What is expected:
Reproduce the listing below exactly, minus its pictures.

Recorded data:

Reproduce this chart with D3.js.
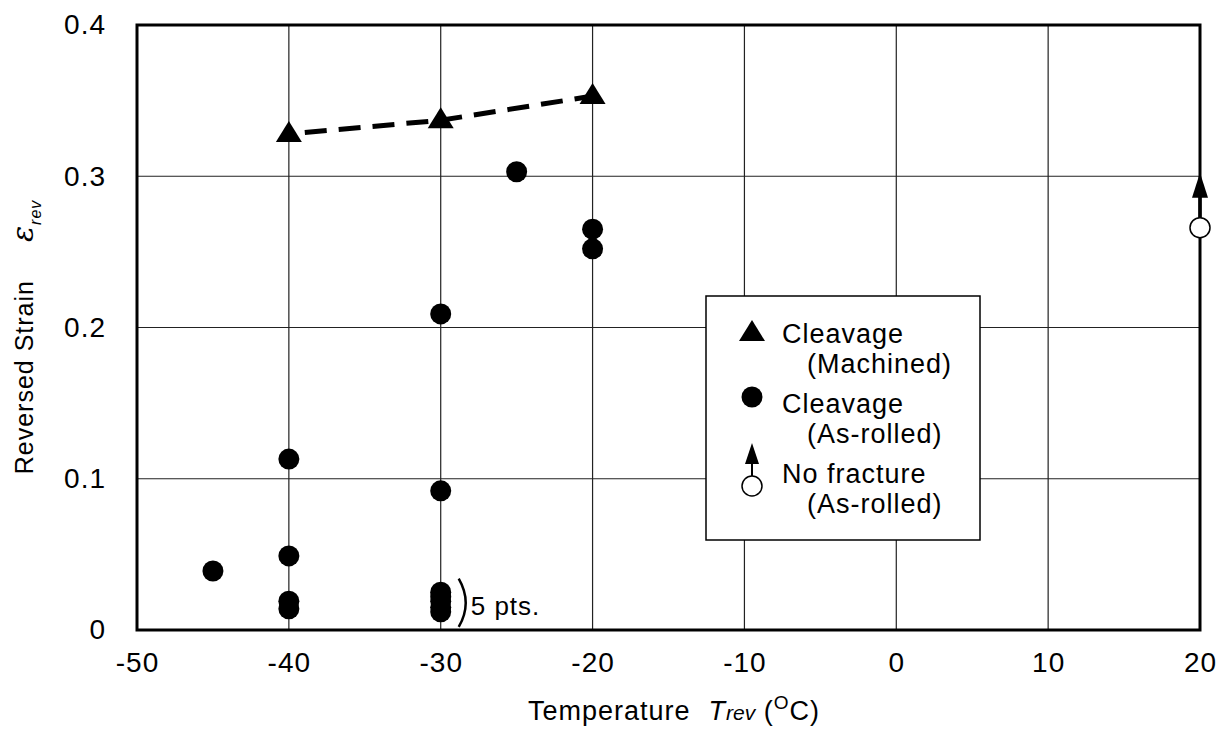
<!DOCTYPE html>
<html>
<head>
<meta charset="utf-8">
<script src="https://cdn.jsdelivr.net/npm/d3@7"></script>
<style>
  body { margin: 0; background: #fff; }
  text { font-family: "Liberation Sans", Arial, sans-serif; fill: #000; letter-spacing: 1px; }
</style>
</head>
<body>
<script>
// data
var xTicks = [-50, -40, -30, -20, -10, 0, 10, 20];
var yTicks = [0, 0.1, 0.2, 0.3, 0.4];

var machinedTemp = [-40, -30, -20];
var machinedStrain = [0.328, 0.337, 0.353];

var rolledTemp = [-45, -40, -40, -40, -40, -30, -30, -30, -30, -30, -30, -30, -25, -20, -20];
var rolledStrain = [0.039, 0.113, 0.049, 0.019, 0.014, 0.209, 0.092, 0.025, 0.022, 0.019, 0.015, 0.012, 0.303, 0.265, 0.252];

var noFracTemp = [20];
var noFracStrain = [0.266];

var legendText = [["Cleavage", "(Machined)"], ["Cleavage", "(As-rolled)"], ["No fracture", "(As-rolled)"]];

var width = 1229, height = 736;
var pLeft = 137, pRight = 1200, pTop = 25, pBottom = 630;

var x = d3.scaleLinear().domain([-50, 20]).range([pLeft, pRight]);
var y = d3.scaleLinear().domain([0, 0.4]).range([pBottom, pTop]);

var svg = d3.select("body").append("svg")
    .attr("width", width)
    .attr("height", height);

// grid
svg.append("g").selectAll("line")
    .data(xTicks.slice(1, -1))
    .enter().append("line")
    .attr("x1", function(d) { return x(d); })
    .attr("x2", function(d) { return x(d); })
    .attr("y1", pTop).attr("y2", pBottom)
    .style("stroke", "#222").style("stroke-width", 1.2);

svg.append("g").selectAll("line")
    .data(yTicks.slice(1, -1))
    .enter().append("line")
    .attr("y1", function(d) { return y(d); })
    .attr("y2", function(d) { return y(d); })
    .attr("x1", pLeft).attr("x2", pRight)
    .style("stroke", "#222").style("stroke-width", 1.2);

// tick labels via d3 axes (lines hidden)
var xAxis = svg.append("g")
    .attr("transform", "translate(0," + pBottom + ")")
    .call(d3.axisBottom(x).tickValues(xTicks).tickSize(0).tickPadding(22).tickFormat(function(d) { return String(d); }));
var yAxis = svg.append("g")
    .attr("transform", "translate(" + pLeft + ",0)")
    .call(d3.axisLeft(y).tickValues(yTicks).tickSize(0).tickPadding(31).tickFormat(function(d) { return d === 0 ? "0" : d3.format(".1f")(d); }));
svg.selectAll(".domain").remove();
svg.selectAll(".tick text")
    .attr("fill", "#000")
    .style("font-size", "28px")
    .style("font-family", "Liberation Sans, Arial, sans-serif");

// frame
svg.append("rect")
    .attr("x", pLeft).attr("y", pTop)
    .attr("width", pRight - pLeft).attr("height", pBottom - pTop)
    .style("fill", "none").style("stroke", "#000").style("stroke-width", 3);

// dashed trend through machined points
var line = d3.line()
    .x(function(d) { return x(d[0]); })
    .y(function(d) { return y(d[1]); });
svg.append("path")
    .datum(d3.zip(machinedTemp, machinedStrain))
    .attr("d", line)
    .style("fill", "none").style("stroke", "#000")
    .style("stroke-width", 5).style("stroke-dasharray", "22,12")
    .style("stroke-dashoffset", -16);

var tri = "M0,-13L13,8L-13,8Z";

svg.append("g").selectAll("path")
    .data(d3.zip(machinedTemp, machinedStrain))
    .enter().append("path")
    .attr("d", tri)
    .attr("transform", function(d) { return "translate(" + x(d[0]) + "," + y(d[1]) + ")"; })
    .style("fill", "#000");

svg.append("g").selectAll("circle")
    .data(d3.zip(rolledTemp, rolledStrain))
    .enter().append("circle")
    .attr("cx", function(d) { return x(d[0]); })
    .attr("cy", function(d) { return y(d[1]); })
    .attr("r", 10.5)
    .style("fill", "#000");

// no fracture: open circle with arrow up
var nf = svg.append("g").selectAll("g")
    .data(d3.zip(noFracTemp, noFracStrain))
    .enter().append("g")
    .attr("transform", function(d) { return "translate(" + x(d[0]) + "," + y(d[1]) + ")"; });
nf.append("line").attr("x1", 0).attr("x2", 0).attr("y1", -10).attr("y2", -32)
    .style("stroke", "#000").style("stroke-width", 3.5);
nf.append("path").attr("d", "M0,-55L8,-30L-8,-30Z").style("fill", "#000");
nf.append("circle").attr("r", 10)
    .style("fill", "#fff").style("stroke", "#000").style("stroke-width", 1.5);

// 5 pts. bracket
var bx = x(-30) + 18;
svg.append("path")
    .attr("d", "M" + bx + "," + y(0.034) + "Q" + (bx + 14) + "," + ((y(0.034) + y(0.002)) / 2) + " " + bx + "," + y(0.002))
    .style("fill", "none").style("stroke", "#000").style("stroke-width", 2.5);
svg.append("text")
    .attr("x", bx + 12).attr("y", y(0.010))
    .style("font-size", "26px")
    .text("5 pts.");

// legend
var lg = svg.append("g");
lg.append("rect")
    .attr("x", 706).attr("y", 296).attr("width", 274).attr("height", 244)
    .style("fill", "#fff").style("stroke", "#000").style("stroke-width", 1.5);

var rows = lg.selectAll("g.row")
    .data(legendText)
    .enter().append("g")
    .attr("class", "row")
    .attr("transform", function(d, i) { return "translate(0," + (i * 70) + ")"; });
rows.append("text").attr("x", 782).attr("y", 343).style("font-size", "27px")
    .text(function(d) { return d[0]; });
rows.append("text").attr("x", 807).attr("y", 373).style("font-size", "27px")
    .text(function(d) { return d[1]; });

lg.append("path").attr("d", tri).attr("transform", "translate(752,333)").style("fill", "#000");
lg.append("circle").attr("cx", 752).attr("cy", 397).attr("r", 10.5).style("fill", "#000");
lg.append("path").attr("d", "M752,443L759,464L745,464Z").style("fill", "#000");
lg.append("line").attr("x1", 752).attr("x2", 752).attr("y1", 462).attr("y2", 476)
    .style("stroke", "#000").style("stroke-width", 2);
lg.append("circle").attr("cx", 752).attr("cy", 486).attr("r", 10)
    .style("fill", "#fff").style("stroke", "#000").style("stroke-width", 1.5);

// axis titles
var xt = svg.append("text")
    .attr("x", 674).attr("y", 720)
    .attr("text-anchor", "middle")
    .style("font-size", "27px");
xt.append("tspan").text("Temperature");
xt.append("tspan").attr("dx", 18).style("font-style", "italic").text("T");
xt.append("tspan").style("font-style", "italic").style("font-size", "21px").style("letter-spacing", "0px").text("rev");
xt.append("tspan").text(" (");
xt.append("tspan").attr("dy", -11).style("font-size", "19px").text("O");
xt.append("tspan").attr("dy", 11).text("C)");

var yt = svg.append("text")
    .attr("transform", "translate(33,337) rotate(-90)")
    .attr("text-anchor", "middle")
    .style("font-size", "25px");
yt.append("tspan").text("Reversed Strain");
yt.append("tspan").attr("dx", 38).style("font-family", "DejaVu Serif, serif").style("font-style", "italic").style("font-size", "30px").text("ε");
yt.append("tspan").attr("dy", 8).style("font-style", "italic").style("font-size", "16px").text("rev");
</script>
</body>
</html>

Response to this task:
Reproduce this chart with D3.js.
<!DOCTYPE html>
<html>
<head>
<meta charset="utf-8">
<script src="https://cdn.jsdelivr.net/npm/d3@7"></script>
<style>
  body { margin: 0; background: #fff; }
  text { font-family: "Liberation Sans", Arial, sans-serif; fill: #000; letter-spacing: 1px; }
</style>
</head>
<body>
<script>
// data
var xTicks = [-50, -40, -30, -20, -10, 0, 10, 20];
var yTicks = [0, 0.1, 0.2, 0.3, 0.4];

var machinedTemp = [-40, -30, -20];
var machinedStrain = [0.328, 0.337, 0.353];

var rolledTemp = [-45, -40, -40, -40, -40, -30, -30, -30, -30, -30, -30, -30, -25, -20, -20];
var rolledStrain = [0.039, 0.113, 0.049, 0.019, 0.014, 0.209, 0.092, 0.025, 0.022, 0.019, 0.015, 0.012, 0.303, 0.265, 0.252];

var noFracTemp = [20];
var noFracStrain = [0.266];

var legendText = [["Cleavage", "(Machined)"], ["Cleavage", "(As-rolled)"], ["No fracture", "(As-rolled)"]];

var width = 1229, height = 736;
var pLeft = 137, pRight = 1200, pTop = 25, pBottom = 630;

var x = d3.scaleLinear().domain([-50, 20]).range([pLeft, pRight]);
var y = d3.scaleLinear().domain([0, 0.4]).range([pBottom, pTop]);

var svg = d3.select("body").append("svg")
    .attr("width", width)
    .attr("height", height);

// grid
svg.append("g").selectAll("line")
    .data(xTicks.slice(1, -1))
    .enter().append("line")
    .attr("x1", function(d) { return x(d); })
    .attr("x2", function(d) { return x(d); })
    .attr("y1", pTop).attr("y2", pBottom)
    .style("stroke", "#222").style("stroke-width", 1.2);

svg.append("g").selectAll("line")
    .data(yTicks.slice(1, -1))
    .enter().append("line")
    .attr("y1", function(d) { return y(d); })
    .attr("y2", function(d) { return y(d); })
    .attr("x1", pLeft).attr("x2", pRight)
    .style("stroke", "#222").style("stroke-width", 1.2);

// tick labels via d3 axes (lines hidden)
var xAxis = svg.append("g")
    .attr("transform", "translate(0," + pBottom + ")")
    .call(d3.axisBottom(x).tickValues(xTicks).tickSize(0).tickPadding(22).tickFormat(function(d) { return String(d); }));
var yAxis = svg.append("g")
    .attr("transform", "translate(" + pLeft + ",0)")
    .call(d3.axisLeft(y).tickValues(yTicks).tickSize(0).tickPadding(31).tickFormat(function(d) { return d === 0 ? "0" : d3.format(".1f")(d); }));
svg.selectAll(".domain").remove();
svg.selectAll(".tick text")
    .attr("fill", "#000")
    .style("font-size", "28px")
    .style("font-family", "Liberation Sans, Arial, sans-serif");

// frame
svg.append("rect")
    .attr("x", pLeft).attr("y", pTop)
    .attr("width", pRight - pLeft).attr("height", pBottom - pTop)
    .style("fill", "none").style("stroke", "#000").style("stroke-width", 3);

// dashed trend through machined points
var line = d3.line()
    .x(function(d) { return x(d[0]); })
    .y(function(d) { return y(d[1]); });
svg.append("path")
    .datum(d3.zip(machinedTemp, machinedStrain))
    .attr("d", line)
    .style("fill", "none").style("stroke", "#000")
    .style("stroke-width", 5).style("stroke-dasharray", "22,12")
    .style("stroke-dashoffset", -16);

var tri = "M0,-13L13,8L-13,8Z";

svg.append("g").selectAll("path")
    .data(d3.zip(machinedTemp, machinedStrain))
    .enter().append("path")
    .attr("d", tri)
    .attr("transform", function(d) { return "translate(" + x(d[0]) + "," + y(d[1]) + ")"; })
    .style("fill", "#000");

svg.append("g").selectAll("circle")
    .data(d3.zip(rolledTemp, rolledStrain))
    .enter().append("circle")
    .attr("cx", function(d) { return x(d[0]); })
    .attr("cy", function(d) { return y(d[1]); })
    .attr("r", 10.5)
    .style("fill", "#000");

// no fracture: open circle with arrow up
var nf = svg.append("g").selectAll("g")
    .data(d3.zip(noFracTemp, noFracStrain))
    .enter().append("g")
    .attr("transform", function(d) { return "translate(" + x(d[0]) + "," + y(d[1]) + ")"; });
nf.append("line").attr("x1", 0).attr("x2", 0).attr("y1", -10).attr("y2", -32)
    .style("stroke", "#000").style("stroke-width", 3.5);
nf.append("path").attr("d", "M0,-55L8,-30L-8,-30Z").style("fill", "#000");
nf.append("circle").attr("r", 10)
    .style("fill", "#fff").style("stroke", "#000").style("stroke-width", 1.5);

// 5 pts. bracket
var bx = x(-30) + 18;
svg.append("path")
    .attr("d", "M" + bx + "," + y(0.034) + "Q" + (bx + 14) + "," + ((y(0.034) + y(0.002)) / 2) + " " + bx + "," + y(0.002))
    .style("fill", "none").style("stroke", "#000").style("stroke-width", 2.5);
svg.append("text")
    .attr("x", bx + 12).attr("y", y(0.010))
    .style("font-size", "26px")
    .text("5 pts.");

// legend
var lg = svg.append("g");
lg.append("rect")
    .attr("x", 706).attr("y", 296).attr("width", 274).attr("height", 244)
    .style("fill", "#fff").style("stroke", "#000").style("stroke-width", 1.5);

var rows = lg.selectAll("g.row")
    .data(legendText)
    .enter().append("g")
    .attr("class", "row")
    .attr("transform", function(d, i) { return "translate(0," + (i * 70) + ")"; });
rows.append("text").attr("x", 782).attr("y", 343).style("font-size", "27px")
    .text(function(d) { return d[0]; });
rows.append("text").attr("x", 807).attr("y", 373).style("font-size", "27px")
    .text(function(d) { return d[1]; });

lg.append("path").attr("d", tri).attr("transform", "translate(752,333)").style("fill", "#000");
lg.append("circle").attr("cx", 752).attr("cy", 397).attr("r", 10.5).style("fill", "#000");
lg.append("path").attr("d", "M752,443L759,464L745,464Z").style("fill", "#000");
lg.append("line").attr("x1", 752).attr("x2", 752).attr("y1", 462).attr("y2", 476)
    .style("stroke", "#000").style("stroke-width", 2);
lg.append("circle").attr("cx", 752).attr("cy", 486).attr("r", 10)
    .style("fill", "#fff").style("stroke", "#000").style("stroke-width", 1.5);

// axis titles
var xt = svg.append("text")
    .attr("x", 674).attr("y", 720)
    .attr("text-anchor", "middle")
    .style("font-size", "27px");
xt.append("tspan").text("Temperature");
xt.append("tspan").attr("dx", 18).style("font-style", "italic").text("T");
xt.append("tspan").style("font-style", "italic").style("font-size", "21px").style("letter-spacing", "0px").text("rev");
xt.append("tspan").text(" (");
xt.append("tspan").attr("dy", -11).style("font-size", "19px").text("O");
xt.append("tspan").attr("dy", 11).text("C)");

var yt = svg.append("text")
    .attr("transform", "translate(33,337) rotate(-90)")
    .attr("text-anchor", "middle")
    .style("font-size", "25px");
yt.append("tspan").text("Reversed Strain");
yt.append("tspan").attr("dx", 38).style("font-family", "DejaVu Serif, serif").style("font-style", "italic").style("font-size", "30px").text("ε");
yt.append("tspan").attr("dy", 8).style("font-style", "italic").style("font-size", "16px").text("rev");
</script>
</body>
</html>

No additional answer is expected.